David Cameron must be glad he brought his family to what may be his last PMQs as prime minister.
Just after Cameron wrong-footed Ed Miliband by unexpectedly ruling out any increase in VAT if the Tories win the general election, his daughter Nancy stood up in the public gallery and shouted: "Yeah!"
As this article went live, the 11-year-old had not commented on whether the "yeah!" was because her dad had outmanoeuvred Miliband or because she felt a VAT hike could jeopardise the Tories' long-term economic plan.
She also did not comment on whether her intervention was the starting gun for her campaign to be elected in 2025 - the first at which she would be old enough to stand as an MP.
Her Twitter success means she is having a better work than her dad, after he was roundly mocked for announcing he would not serve as PM beyond 2020, while he still has the next election to fight.
In the absence of Miliband's two sons, Nancy Cameron appeared to have no one her own size to pick on, so her contribution appears to have ended there, although she quickly 'won' Twitter by earning her own #getnancyonthetvdebates hashtag.
Nancy Cameron is having a whale of a time. Wonder what Miliband juniors would have made of it all...?— Paul Waugh (@paulwaugh) March 25, 2015
Nancy's performance saw 'bring your child to work day' fever, or more accurately, 'oh no do I have to bring my child to work' day, grip Westminster's keenest observers.
@greenmiranda my daughter has taken to jumping up and down on our bed shouting "The only poll that matters is the poll on polling day!" eek— Jane Merrick (@janemerrick23) March 25, 2015
Thankfully, someone spared a thought for the children whose parents do not belong to the London media-politico elite.
Nancy's 'Yeah!' comment made the public gallery almost as raucous as the Commons as Miliband and Cameron clashed over VAT.
Challenged by Miliband whether he would rule out a VAT rise, Cameron said: "Straight answers deserve straight questions and the answer's yes."
The Labour leader replied: "Nobody is going to believe him because of his extreme spending plans."

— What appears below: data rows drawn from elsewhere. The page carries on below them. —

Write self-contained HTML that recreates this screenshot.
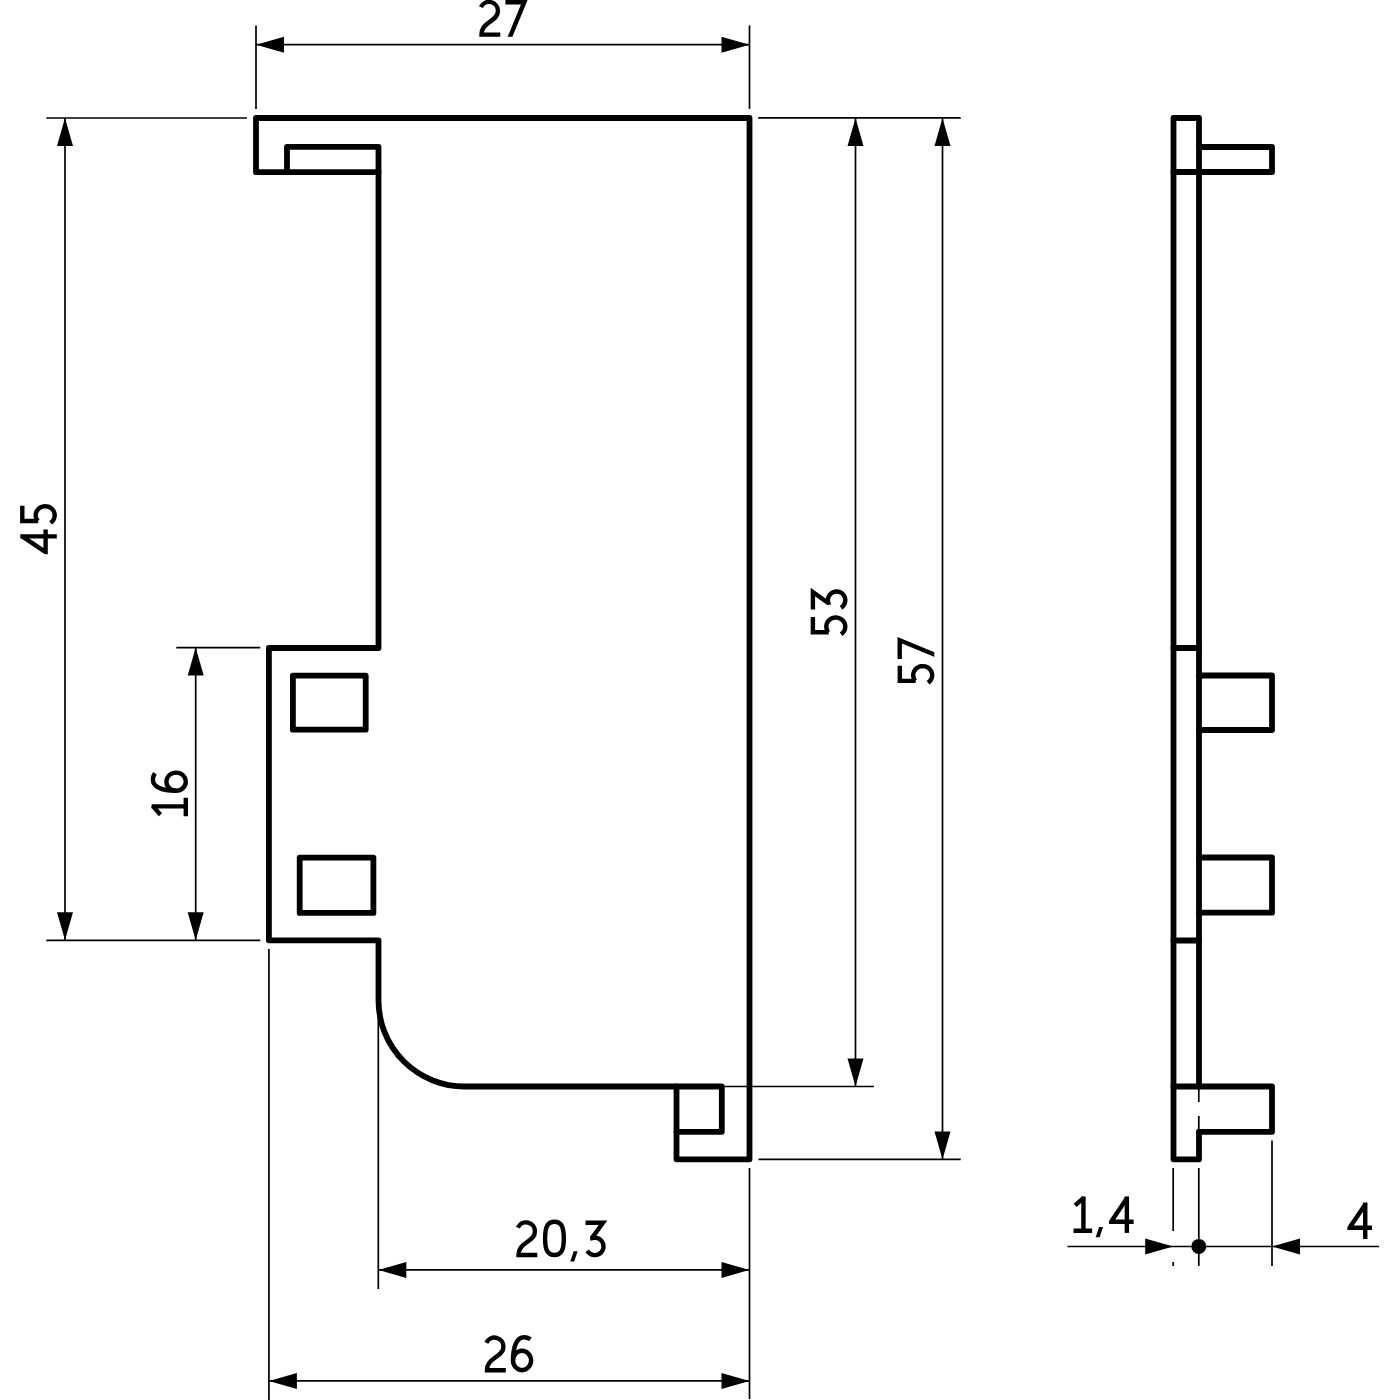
<!DOCTYPE html>
<html><head><meta charset="utf-8"><title>drawing</title>
<style>
html,body{margin:0;padding:0;background:#fff;width:1400px;height:1400px;overflow:hidden;font-family:"Liberation Sans",sans-serif;}
svg{display:block;}
.tk{fill:none;stroke:#000;stroke-width:5.8;stroke-linejoin:round;stroke-linecap:round;}
.tn{stroke:#000;stroke-width:1.7;stroke-linecap:butt;}
.ar{fill:#000;stroke:none;}
.gl{fill:none;stroke:#000;stroke-width:4.4;stroke-linecap:butt;stroke-linejoin:miter;stroke-miterlimit:3;}
.gf{fill:#000;stroke:none;}
</style></head>
<body>
<svg width="1400" height="1400" viewBox="0 0 1400 1400">
<defs><clipPath id="gclip" clipPathUnits="userSpaceOnUse"><rect x="-10" y="-45" width="50" height="45"/></clipPath><clipPath id="gclip4" clipPathUnits="userSpaceOnUse"><rect x="0" y="-45" width="40" height="45"/></clipPath></defs>
<rect width="1400" height="1400" fill="#fff"/>
<path class="tk" d="M256,118 L749.5,118 L749.5,1159.3 L676.5,1159.3 L676.5,1086.5 L464.5,1086.5 A86,86 0 0 1 378.5,1000.5 L378.5,940.3 L268.9,940.3 L268.9,648 L378.5,648 L378.5,172.2 L256,172.2 Z"/>
<path class="tk" d="M287,172.2 L287,146.9 L378.5,146.9 L378.5,172.2"/>
<path class="tk" d="M676.5,1131.8 L721.8,1131.8 L721.8,1086.5 L676.5,1086.5"/>
<rect class="tk" x="292.9" y="675.7" width="72.8" height="54"/>
<rect class="tk" x="299.7" y="857.7" width="73.7" height="55.2"/>
<line class="tn" x1="256" y1="25.4" x2="256" y2="108.9"/>
<line class="tn" x1="749.5" y1="25.4" x2="749.5" y2="108.9"/>
<line class="tn" x1="46.3" y1="118" x2="247" y2="118"/>
<line class="tn" x1="758.2" y1="117.9" x2="960.7" y2="117.9"/>
<line class="tn" x1="46.3" y1="940.3" x2="260.3" y2="940.3"/>
<line class="tn" x1="176.3" y1="647.6" x2="260.3" y2="647.6"/>
<line class="tn" x1="724.5" y1="1086.5" x2="873.9" y2="1086.5"/>
<line class="tn" x1="758.5" y1="1159.4" x2="960.7" y2="1159.4"/>
<line class="tn" x1="378.3" y1="995" x2="378.3" y2="1289.1"/>
<line class="tn" x1="268.9" y1="948.9" x2="268.9" y2="1400"/>
<line class="tn" x1="749.5" y1="1168" x2="749.5" y2="1399"/>
<line class="tn" x1="256" y1="44.7" x2="749.5" y2="44.7"/>
<polygon class="ar" points="256.00,44.70 284.00,36.70 284.00,52.70"/>
<polygon class="ar" points="749.50,44.70 721.50,36.70 721.50,52.70"/>
<line class="tn" x1="65" y1="118" x2="65" y2="940.3"/>
<polygon class="ar" points="65.00,118.00 57.00,146.00 73.00,146.00"/>
<polygon class="ar" points="65.00,940.30 57.00,912.30 73.00,912.30"/>
<line class="tn" x1="195.7" y1="647.6" x2="195.7" y2="940.3"/>
<polygon class="ar" points="195.70,647.60 187.70,675.60 203.70,675.60"/>
<polygon class="ar" points="195.70,940.30 187.70,912.30 203.70,912.30"/>
<line class="tn" x1="855.5" y1="118" x2="855.5" y2="1086.5"/>
<polygon class="ar" points="855.50,117.90 847.50,145.90 863.50,145.90"/>
<polygon class="ar" points="855.50,1086.50 847.50,1058.50 863.50,1058.50"/>
<line class="tn" x1="942.5" y1="118" x2="942.5" y2="1159.4"/>
<polygon class="ar" points="942.50,117.90 934.50,145.90 950.50,145.90"/>
<polygon class="ar" points="942.50,1159.40 934.50,1131.40 950.50,1131.40"/>
<line class="tn" x1="378.3" y1="1269.9" x2="749.5" y2="1269.9"/>
<polygon class="ar" points="378.30,1269.90 406.30,1261.90 406.30,1277.90"/>
<polygon class="ar" points="749.50,1269.90 721.50,1261.90 721.50,1277.90"/>
<line class="tn" x1="268.9" y1="1380.9" x2="749.5" y2="1380.9"/>
<polygon class="ar" points="268.90,1380.90 296.90,1372.90 296.90,1388.90"/>
<polygon class="ar" points="749.50,1380.90 721.50,1372.90 721.50,1388.90"/>
<g transform="translate(479.30,36.80)"><path class="gl" d="M1.6,-29.6 A8.9,8.9 0 0 1 18.6,-25.5 C18.6,-20.5 14.5,-17.8 10.8,-15.2 C5.5,-11.4 2.2,-8.5 2.2,-2.2 L21,-2.2"/></g><g transform="translate(505.40,36.80)"><path class="gl" stroke-linejoin="bevel" clip-path="url(#gclip)" d="M0,-34.6 L18.9,-34.6 L4.6,0.0 L3.5,2.7"/></g>
<g transform="translate(516.30,1257.20)"><path class="gl" d="M1.6,-29.6 A8.9,8.9 0 0 1 18.6,-25.5 C18.6,-20.5 14.5,-17.8 10.8,-15.2 C5.5,-11.4 2.2,-8.5 2.2,-2.2 L21,-2.2"/></g><g transform="translate(542.90,1257.20)"><path class="gl" d="M11.55,-35.400000000000006 C18.28,-35.400000000000006 20.9,-30.75 20.9,-18.8 C20.9,-6.85 18.28,-2.1999999999999993 11.55,-2.1999999999999993 C4.82,-2.1999999999999993 2.200000000000001,-6.85 2.200000000000001,-18.8 C2.200000000000001,-30.75 4.82,-35.400000000000006 11.55,-35.400000000000006 Z"/></g><g transform="translate(570.30,1257.20)"><path class="gf" d="M3.4,-6 L7.3,-6 L3.9,4.3 L0,4.3 Z"/></g><g transform="translate(584.40,1257.20)"><path class="gl" stroke-linejoin="bevel" d="M1.1,-34.5 L18.6,-34.5 L7.8,-19.6 L7.86,-19.12 L9.22,-19.42 L10.61,-19.50 L11.99,-19.35 L13.33,-18.99 L14.60,-18.42 L15.76,-17.65 L16.79,-16.71 L17.65,-15.61 L18.32,-14.39 L18.80,-13.08 L19.05,-11.71 L19.09,-10.32 L18.90,-8.94 L18.49,-7.61 L17.88,-6.36 L17.08,-5.22 L16.10,-4.23 L14.98,-3.40 L13.74,-2.77 L12.42,-2.34 L11.04,-2.12 L9.65,-2.13 L8.28,-2.36 L6.96,-2.81 L5.73,-3.46 L4.62,-4.30 L3.66,-5.30 L2.87,-6.45"/></g>
<g transform="translate(484.80,1372.40)"><path class="gl" d="M1.6,-29.6 A8.9,8.9 0 0 1 18.6,-25.5 C18.6,-20.5 14.5,-17.8 10.8,-15.2 C5.5,-11.4 2.2,-8.5 2.2,-2.2 L21,-2.2"/></g><g transform="translate(510.80,1372.40)"><ellipse class="gl" cx="11.25" cy="-11.9" rx="9.05" ry="9.7"/><path class="gl" d="M19.7,-33.1 C17.5,-34.6 15.5,-35.1 13.2,-35.1 C6.5,-35.1 2.2,-27 2.2,-12"/></g>
<g transform="translate(1073.50,1232.90)"><path class="gl" d="M9.95,-36.4 L9.95,-2.2 M0,-2.2 L18.6,-2.2"/><path class="gl" d="M10.4,-35.3 L1.6,-27.6"/></g><g transform="translate(1095.70,1232.90)"><path class="gf" d="M3.4,-6 L7.3,-6 L3.9,4.3 L0,4.3 Z"/></g><g transform="translate(1108.90,1232.90)"><path class="gl" clip-path="url(#gclip4)" d="M24.7,-11.2 L2.2,-11.2 L17.95,-34.6"/><path class="gl" d="M17.95,-36.5 L17.95,0"/></g>
<g transform="translate(1347.30,1239.00)"><path class="gl" clip-path="url(#gclip4)" d="M24.7,-11.2 L2.2,-11.2 L17.95,-34.6"/><path class="gl" d="M17.95,-36.5 L17.95,0"/></g>
<g transform="translate(56.80,554.30) rotate(-90)"><path class="gl" clip-path="url(#gclip4)" d="M24.7,-11.2 L2.2,-11.2 L17.95,-34.6"/><path class="gl" d="M17.95,-36.5 L17.95,0"/></g><g transform="translate(56.80,525.00) rotate(-90)"><path class="gl" stroke-linejoin="bevel" d="M19.2,-34.5 L4.05,-34.5 L4.05,-18.7 L4.10,-19.09 L5.40,-19.97 L6.82,-20.61 L8.33,-20.99 L9.88,-21.10 L11.43,-20.93 L12.92,-20.49 L14.32,-19.79 L15.58,-18.85 L16.68,-17.70 L17.57,-16.37 L18.23,-14.90 L18.65,-13.34 L18.80,-11.73 L18.69,-10.11 L18.32,-8.54 L17.69,-7.06 L16.84,-5.70 L15.77,-4.52 L14.53,-3.55 L13.15,-2.81 L11.67,-2.33 L10.13,-2.11 L8.58,-2.17 L7.06,-2.51 L5.62,-3.11 L4.30,-3.96 L3.13,-5.03 L2.16,-6.29"/></g>
<g transform="translate(188.00,816.30) rotate(-90)"><path class="gl" d="M9.95,-36.4 L9.95,-2.2 M0,-2.2 L18.6,-2.2"/><path class="gl" d="M10.4,-35.3 L1.6,-27.6"/></g><g transform="translate(188.00,792.90) rotate(-90)"><ellipse class="gl" cx="11.25" cy="-11.9" rx="9.05" ry="9.7"/><path class="gl" d="M19.7,-33.1 C17.5,-34.6 15.5,-35.1 13.2,-35.1 C6.5,-35.1 2.2,-27 2.2,-12"/></g>
<g transform="translate(847.40,636.30) rotate(-90)"><path class="gl" stroke-linejoin="bevel" d="M19.2,-34.5 L4.05,-34.5 L4.05,-18.7 L4.10,-19.09 L5.40,-19.97 L6.82,-20.61 L8.33,-20.99 L9.88,-21.10 L11.43,-20.93 L12.92,-20.49 L14.32,-19.79 L15.58,-18.85 L16.68,-17.70 L17.57,-16.37 L18.23,-14.90 L18.65,-13.34 L18.80,-11.73 L18.69,-10.11 L18.32,-8.54 L17.69,-7.06 L16.84,-5.70 L15.77,-4.52 L14.53,-3.55 L13.15,-2.81 L11.67,-2.33 L10.13,-2.11 L8.58,-2.17 L7.06,-2.51 L5.62,-3.11 L4.30,-3.96 L3.13,-5.03 L2.16,-6.29"/></g><g transform="translate(847.40,610.60) rotate(-90)"><path class="gl" stroke-linejoin="bevel" d="M1.1,-34.5 L18.6,-34.5 L7.8,-19.6 L7.86,-19.12 L9.22,-19.42 L10.61,-19.50 L11.99,-19.35 L13.33,-18.99 L14.60,-18.42 L15.76,-17.65 L16.79,-16.71 L17.65,-15.61 L18.32,-14.39 L18.80,-13.08 L19.05,-11.71 L19.09,-10.32 L18.90,-8.94 L18.49,-7.61 L17.88,-6.36 L17.08,-5.22 L16.10,-4.23 L14.98,-3.40 L13.74,-2.77 L12.42,-2.34 L11.04,-2.12 L9.65,-2.13 L8.28,-2.36 L6.96,-2.81 L5.73,-3.46 L4.62,-4.30 L3.66,-5.30 L2.87,-6.45"/></g>
<g transform="translate(934.30,684.90) rotate(-90)"><path class="gl" stroke-linejoin="bevel" d="M19.2,-34.5 L4.05,-34.5 L4.05,-18.7 L4.10,-19.09 L5.40,-19.97 L6.82,-20.61 L8.33,-20.99 L9.88,-21.10 L11.43,-20.93 L12.92,-20.49 L14.32,-19.79 L15.58,-18.85 L16.68,-17.70 L17.57,-16.37 L18.23,-14.90 L18.65,-13.34 L18.80,-11.73 L18.69,-10.11 L18.32,-8.54 L17.69,-7.06 L16.84,-5.70 L15.77,-4.52 L14.53,-3.55 L13.15,-2.81 L11.67,-2.33 L10.13,-2.11 L8.58,-2.17 L7.06,-2.51 L5.62,-3.11 L4.30,-3.96 L3.13,-5.03 L2.16,-6.29"/></g><g transform="translate(934.30,659.10) rotate(-90)"><path class="gl" stroke-linejoin="bevel" clip-path="url(#gclip)" d="M0,-34.6 L18.9,-34.6 L4.6,0.0 L3.5,2.7"/></g>
<path class="tk" d="M1199,1086.5 L1199,118 L1173.5,118 L1173.5,1159.3 L1199,1159.3 L1199,1131.8"/>
<path class="tk" d="M1173.5,172 L1199,172"/>
<path class="tk" d="M1173.5,648 L1199,648"/>
<path class="tk" d="M1173.5,940.5 L1199,940.5"/>
<path class="tk" d="M1199,147 L1272,147 L1272,172 L1199,172"/>
<path class="tk" d="M1199,675.5 L1272,675.5 L1272,730 L1199,730"/>
<path class="tk" d="M1199,857.5 L1272,857.5 L1272,912.7 L1199,912.7"/>
<path class="tk" d="M1173.5,1086.5 L1272,1086.5 L1272,1131.8 L1199,1131.8"/>
<line class="tn" x1="1198.8" y1="1089" x2="1198.8" y2="1102"/>
<line class="tn" x1="1198.8" y1="1116" x2="1198.8" y2="1131"/>
<line class="tn" x1="1173.2" y1="1168" x2="1173.2" y2="1231"/>
<line class="tn" x1="1173.2" y1="1262" x2="1173.2" y2="1266"/>
<line class="tn" x1="1198.8" y1="1168" x2="1198.8" y2="1266"/>
<line class="tn" x1="1272" y1="1140.5" x2="1272" y2="1266"/>
<line class="tn" x1="1067.4" y1="1246.5" x2="1379" y2="1246.5"/>
<polygon class="ar" points="1173.20,1246.50 1145.20,1238.50 1145.20,1254.50"/>
<polygon class="ar" points="1272.00,1246.50 1300.00,1238.50 1300.00,1254.50"/>
<circle cx="1198.8" cy="1246.4" r="7.5" fill="#000"/>
</svg>
</body></html>
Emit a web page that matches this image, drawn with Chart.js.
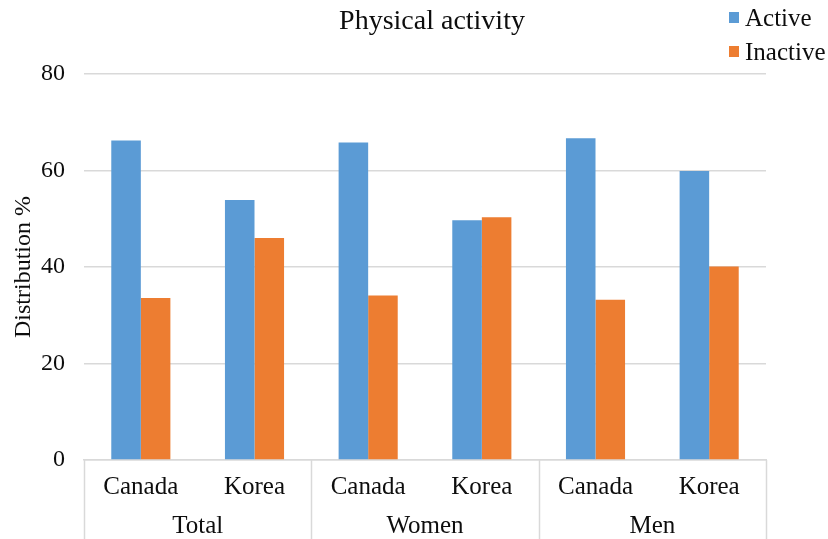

Cameron's commitment to not raising VAT, the day after George Osborne refused to give a "cast-iron guarantee" not to, is a blow to Labour who had preparing to fight the election by claiming the Tories would raise the tax.
In the Commons, Cameron then repeatedly challenged Miliband to rule out a VAT increase under a Labour government - which he didn't do.
Miliband sought to deflect the question, saying: "He'll have plenty of time to ask questions after May 7."
Miliband's sons Daniel, five, and Samuel, four, could not be reached for comment.
If Labour loses, they will likely never attend a PMQs where their dad is party leader, as his resignation as would be overwhelmingly likely.
Still, they could focus instead on winning seats in the Commons at the 2030 election, five years after Nancy will, evidently, do so.